Kyle Klingman passed this along.
FOR IMMEDIATE RELEASE
Wrestling icon Maurice Vachon passes
The National Wrestling Hall of Fame Dan Gable Museum would like to recognize the life and legacy of Maurice Vachon. Vachon passed away at the age of 84 earlier this morning.
Vachon was inducted into the George Tragos/Lou Thesz Professional Wrestling Hall of Fame in 2003. Induction into the George Tragos/Lou Thesz Professional Wrestling Hall of Fame includes substantial impact on professional wrestling, general respect within the profession, and a strong amateur wrestling background.
“Maurice was one of the last true greats in professional wrestling,” said Gerry Brisco, chairman of the George Tragos/Lou Thesz Professional Wrestling Hall of Fame selection committee. “He epitomized everything the Hall of Fame stands for. He will be missed by everyone in professional wrestling.”
A native of Montreal, Canada, Maurice Vachon had a very successful amateur wrestling career. He won three national titles in Canada and was a member of the Canadian 1948 Olympic team, placing seventh in the 174-pound class while just eighteen years old. In 1950, he won a gold medal at the British Empire Games.
Shortly after, Vachon gave up his amateur status to turn professional and enjoyed a pro career that lasted nearly four decades. He adopted the name “Mad Dog” while wrestling in the American Wrestling Association (AWA) with Verne Gagne, and became a top draw worldwide.

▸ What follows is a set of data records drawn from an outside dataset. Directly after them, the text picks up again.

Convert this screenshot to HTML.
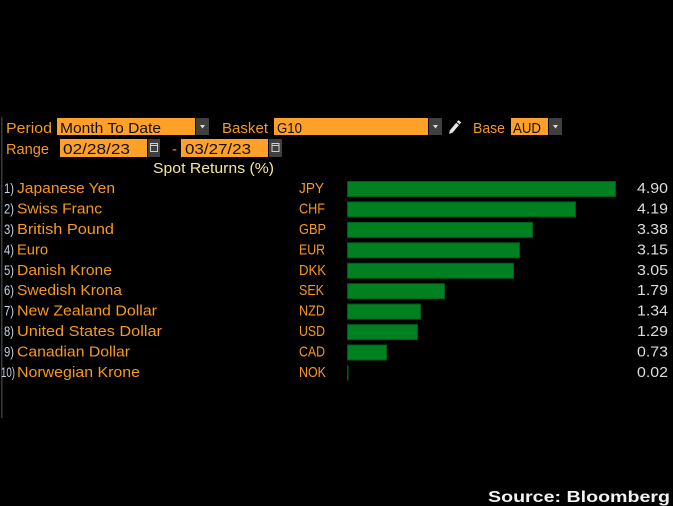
<!DOCTYPE html>
<html><head><meta charset="utf-8"><style>
html,body{margin:0;padding:0;background:#000;}
svg{display:block;}
text{font-family:"Liberation Sans",sans-serif;}
</style></head><body>
<svg width="673" height="506" viewBox="0 0 673 506" xmlns="http://www.w3.org/2000/svg">
<rect width="673" height="506" fill="#000"/>
<!-- left edge line -->
<rect x="1" y="117" width="1.5" height="301" fill="#3a3a3a"/>

<!-- control boxes -->
<rect x="57" y="118" width="138" height="17" fill="#ffa028"/>
<rect x="196" y="118" width="13" height="17" fill="#404040"/>
<polygon points="200,125 205,125 202.5,128.5" fill="#ddd"/>
<rect x="274" y="118" width="154" height="17" fill="#ffa028"/>
<rect x="429" y="118" width="13" height="17" fill="#404040"/>
<polygon points="433,125 438,125 435.5,128.5" fill="#ddd"/>
<!-- pencil -->
<g transform="translate(455,127) rotate(-50)">
<rect x="-6" y="-1.8" width="10" height="3.6" fill="#e6e6e6"/>
<polygon points="-6,-1.8 -9,0 -6,1.8" fill="#e6e6e6"/>
<rect x="5" y="-1.8" width="2.5" height="3.6" fill="#e6e6e6"/>
</g>
<rect x="511" y="118" width="37" height="17" fill="#ffa028"/>
<rect x="549" y="118" width="13" height="17" fill="#404040"/>
<polygon points="553,125 558,125 555.5,128.5" fill="#ddd"/>

<rect x="60" y="139" width="87" height="18" fill="#ffa028"/>
<rect x="148" y="139" width="12" height="18" fill="#404040"/>
<rect x="150.5" y="143.5" width="7" height="8" fill="none" stroke="#cfcfcf" stroke-width="1"/>
<line x1="150.5" y1="145.5" x2="157.5" y2="145.5" stroke="#cfcfcf"/>
<rect x="181" y="139" width="87" height="18" fill="#ffa028"/>
<rect x="269" y="139" width="13" height="18" fill="#404040"/>
<rect x="272" y="143.5" width="7" height="8" fill="none" stroke="#cfcfcf" stroke-width="1"/>
<line x1="272" y1="145.5" x2="279" y2="145.5" stroke="#cfcfcf"/>

<g font-size="15" fill="#f7991f">
<text x="6" y="133" textLength="46" lengthAdjust="spacingAndGlyphs">Period</text>
<text x="222" y="133" textLength="46" lengthAdjust="spacingAndGlyphs">Basket</text>
<text x="473" y="133" textLength="32" lengthAdjust="spacingAndGlyphs">Base</text>
<text x="6" y="154" textLength="43" lengthAdjust="spacingAndGlyphs">Range</text>
<text x="172" y="154">-</text>
</g>

<g font-size="15" fill="#111">
<text x="60" y="133" textLength="101" lengthAdjust="spacingAndGlyphs">Month To Date</text>
<text x="277" y="133" textLength="25" lengthAdjust="spacingAndGlyphs">G10</text>
<text x="513" y="133" textLength="28" lengthAdjust="spacingAndGlyphs">AUD</text>
<text x="63" y="154" textLength="67" lengthAdjust="spacingAndGlyphs">02/28/23</text>
<text x="185" y="154" textLength="66" lengthAdjust="spacingAndGlyphs">03/27/23</text>
</g>

<!-- title -->
<text x="153" y="173" font-size="15" fill="#f3e69a" textLength="121" lengthAdjust="spacingAndGlyphs">Spot Returns (%)</text>

<!-- rows -->
<g font-size="15">
<g fill="#c8d2e2" font-size="14">
<text x="4" y="193" textLength="10" lengthAdjust="spacingAndGlyphs">1)</text>
<text x="4" y="213.4" textLength="10" lengthAdjust="spacingAndGlyphs">2)</text>
<text x="4" y="233.9" textLength="10" lengthAdjust="spacingAndGlyphs">3)</text>
<text x="4" y="254.3" textLength="10" lengthAdjust="spacingAndGlyphs">4)</text>
<text x="4" y="274.8" textLength="10" lengthAdjust="spacingAndGlyphs">5)</text>
<text x="4" y="295.2" textLength="10" lengthAdjust="spacingAndGlyphs">6)</text>
<text x="4" y="315.6" textLength="10" lengthAdjust="spacingAndGlyphs">7)</text>
<text x="4" y="336.1" textLength="10" lengthAdjust="spacingAndGlyphs">8)</text>
<text x="4" y="356.5" textLength="10" lengthAdjust="spacingAndGlyphs">9)</text>
<text x="1" y="377" textLength="14" lengthAdjust="spacingAndGlyphs">10)</text>
</g>
<g fill="#f7991f">
<text x="17" y="193" textLength="98" lengthAdjust="spacingAndGlyphs">Japanese Yen</text>
<text x="17" y="213.4" textLength="85" lengthAdjust="spacingAndGlyphs">Swiss Franc</text>
<text x="17" y="233.9" textLength="97" lengthAdjust="spacingAndGlyphs">British Pound</text>
<text x="17" y="254.3" textLength="31" lengthAdjust="spacingAndGlyphs">Euro</text>
<text x="17" y="274.8" textLength="95" lengthAdjust="spacingAndGlyphs">Danish Krone</text>
<text x="17" y="295.2" textLength="105" lengthAdjust="spacingAndGlyphs">Swedish Krona</text>
<text x="17" y="315.6" textLength="140" lengthAdjust="spacingAndGlyphs">New Zealand Dollar</text>
<text x="17" y="336.1" textLength="145" lengthAdjust="spacingAndGlyphs">United States Dollar</text>
<text x="17" y="356.5" textLength="113" lengthAdjust="spacingAndGlyphs">Canadian Dollar</text>
<text x="17" y="377" textLength="123" lengthAdjust="spacingAndGlyphs">Norwegian Krone</text>

<text x="299" y="193" textLength="25" lengthAdjust="spacingAndGlyphs">JPY</text>
<text x="299" y="213.4" textLength="26" lengthAdjust="spacingAndGlyphs">CHF</text>
<text x="299" y="233.9" textLength="27" lengthAdjust="spacingAndGlyphs">GBP</text>
<text x="299" y="254.3" textLength="26" lengthAdjust="spacingAndGlyphs">EUR</text>
<text x="299" y="274.8" textLength="27" lengthAdjust="spacingAndGlyphs">DKK</text>
<text x="299" y="295.2" textLength="25" lengthAdjust="spacingAndGlyphs">SEK</text>
<text x="299" y="315.6" textLength="26" lengthAdjust="spacingAndGlyphs">NZD</text>
<text x="299" y="336.1" textLength="26" lengthAdjust="spacingAndGlyphs">USD</text>
<text x="299" y="356.5" textLength="26" lengthAdjust="spacingAndGlyphs">CAD</text>
<text x="299" y="377" textLength="27" lengthAdjust="spacingAndGlyphs">NOK</text>
</g>
<g fill="#dcdcdc">
<text x="637" y="193" textLength="31" lengthAdjust="spacingAndGlyphs">4.90</text>
<text x="637" y="213.4" textLength="31" lengthAdjust="spacingAndGlyphs">4.19</text>
<text x="637" y="233.9" textLength="31" lengthAdjust="spacingAndGlyphs">3.38</text>
<text x="637" y="254.3" textLength="31" lengthAdjust="spacingAndGlyphs">3.15</text>
<text x="637" y="274.8" textLength="31" lengthAdjust="spacingAndGlyphs">3.05</text>
<text x="637" y="295.2" textLength="31" lengthAdjust="spacingAndGlyphs">1.79</text>
<text x="637" y="315.6" textLength="31" lengthAdjust="spacingAndGlyphs">1.34</text>
<text x="637" y="336.1" textLength="31" lengthAdjust="spacingAndGlyphs">1.29</text>
<text x="637" y="356.5" textLength="31" lengthAdjust="spacingAndGlyphs">0.73</text>
<text x="637" y="377" textLength="31" lengthAdjust="spacingAndGlyphs">0.02</text>
</g>
</g>

<!-- bars -->
<g fill="#008020" stroke="#005c16" stroke-width="1">
<rect x="347.5" y="181.5" width="268" height="15"/>
<rect x="347.5" y="201.9" width="228" height="15"/>
<rect x="347.5" y="222.4" width="185" height="15"/>
<rect x="347.5" y="242.8" width="172" height="15"/>
<rect x="347.5" y="263.3" width="166" height="15"/>
<rect x="347.5" y="283.7" width="97" height="15"/>
<rect x="347.5" y="304.1" width="73" height="15"/>
<rect x="347.5" y="324.6" width="70" height="15"/>
<rect x="347.5" y="345" width="39" height="15"/>
</g>
<rect x="347" y="365.5" width="1.5" height="15" fill="#00601a"/>

<!-- source -->
<text x="488" y="502" font-family="DejaVu Sans, sans-serif" font-weight="bold" font-size="16" fill="#f2f2f2" textLength="182" lengthAdjust="spacingAndGlyphs">Source: Bloomberg</text>
</svg>
</body></html>
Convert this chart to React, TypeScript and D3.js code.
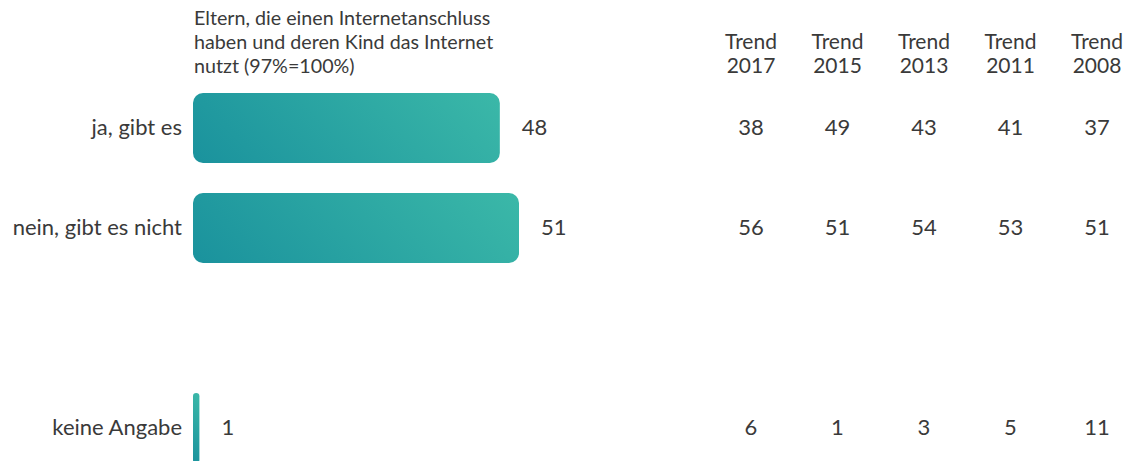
import * as d3 from 'd3';

// Survey answers and shares (percent)
const categories = ['ja, gibt es', 'nein, gibt es nicht', '', 'keine Angabe'];
const values: (number | null)[] = [48, 51, null, 1];

const trendYears = ['2017', '2015', '2013', '2011', '2008'];
const trendValues: (number | null)[][] = [
  [38, 49, 43, 41, 37],
  [56, 51, 54, 53, 51],
  [null, null, null, null, null],
  [6, 1, 3, 5, 11],
];

const titleLines = [
  'Eltern, die einen Internetanschluss',
  'haben und deren Kind das Internet',
  'nutzt (97%=100%)',
];

const W = 1129;
const H = 461;
const FONT = 'Lato, "Open Sans", sans-serif';
const TEXT = '#3a3a3a';

export default function App() {
  const x = d3.scaleLinear().domain([0, 51]).range([193, 519]);
  const y = d3.scaleBand<string>()
    .domain(categories.map((_, i) => String(i)))
    .range([78, 478])
    .paddingInner(0.3)
    .paddingOuter(0.15);
  const tx = d3.scalePoint<string>().domain(trendYears).range([751, 1097]);

  return (
    <div style={{ position: 'absolute', left: 0, top: 0 }}>
      <svg width={W} height={H} style={{ display: 'block' }} fontFamily={FONT}>
        {titleLines.map((t, i) => (
          <text key={i} x={194} y={25 + i * 24} fontSize={19.7} fill={TEXT}>{t}</text>
        ))}
        {trendYears.map((yr) => (
          <g key={yr}>
            <text x={tx(yr)} y={49} fontSize={21} fill={TEXT} textAnchor="middle">Trend</text>
            <text x={tx(yr)} y={73} fontSize={21} fill={TEXT} textAnchor="middle">{yr}</text>
          </g>
        ))}
        {categories.map((c, i) => {
          const v = values[i];
          const y0 = y(String(i))!;
          const bh = y.bandwidth();
          const cy = y0 + bh / 2;
          if (v == null) return null;
          const bw = x(v) - x(0);
          const r = Math.min(10, bw / 2);
          // 45deg gradient, bottom-left dark to top-right light
          const cx = x(0) + bw / 2;
          const half = ((bw + bh) * Math.SQRT1_2) / 2;
          const dx = half * Math.SQRT1_2;
          const gid = `grad${i}`;
          return (
            <g key={i}>
              <defs>
                <linearGradient id={gid} gradientUnits="userSpaceOnUse"
                  x1={cx - dx} y1={cy + dx} x2={cx + dx} y2={cy - dx}>
                  <stop offset="0%" stopColor="#1a929d" />
                  <stop offset="100%" stopColor="#3bb8a8" />
                </linearGradient>
              </defs>
              <text x={182} y={cy} dy="0.32em" fontSize={22} fill={TEXT} textAnchor="end">{c}</text>
              <rect x={x(0)} y={y0} width={bw} height={bh} rx={r} ry={r} fill={`url(#${gid})`} />
              <text x={x(v) + 22} y={cy} dy="0.32em" fontSize={22} fill={TEXT}>{v}</text>
              {trendValues[i].map((tv, j) => tv == null ? null : (
                <text key={j} x={tx(trendYears[j])} y={cy} dy="0.32em" fontSize={22} fill={TEXT} textAnchor="middle">{tv}</text>
              ))}
            </g>
          );
        })}
      </svg>
    </div>
  );
}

Vachon was world heavyweight champion for the AWA on four different occasions. He also was half of the tag-team world champions, pairing first with his brother, Paul Vachon, and then later in his career with Verne Gagne. Maurice’s sister, Vivian, was also a world-class women’s wrestler.
The National Wrestling Hall of Fame Dan Gable Museum will have a special recognition for Vachon during its George Tragos/Lou Thesz Professional Wrestling Hall of Fame inductions on July 18-19 in Waterloo, Iowa.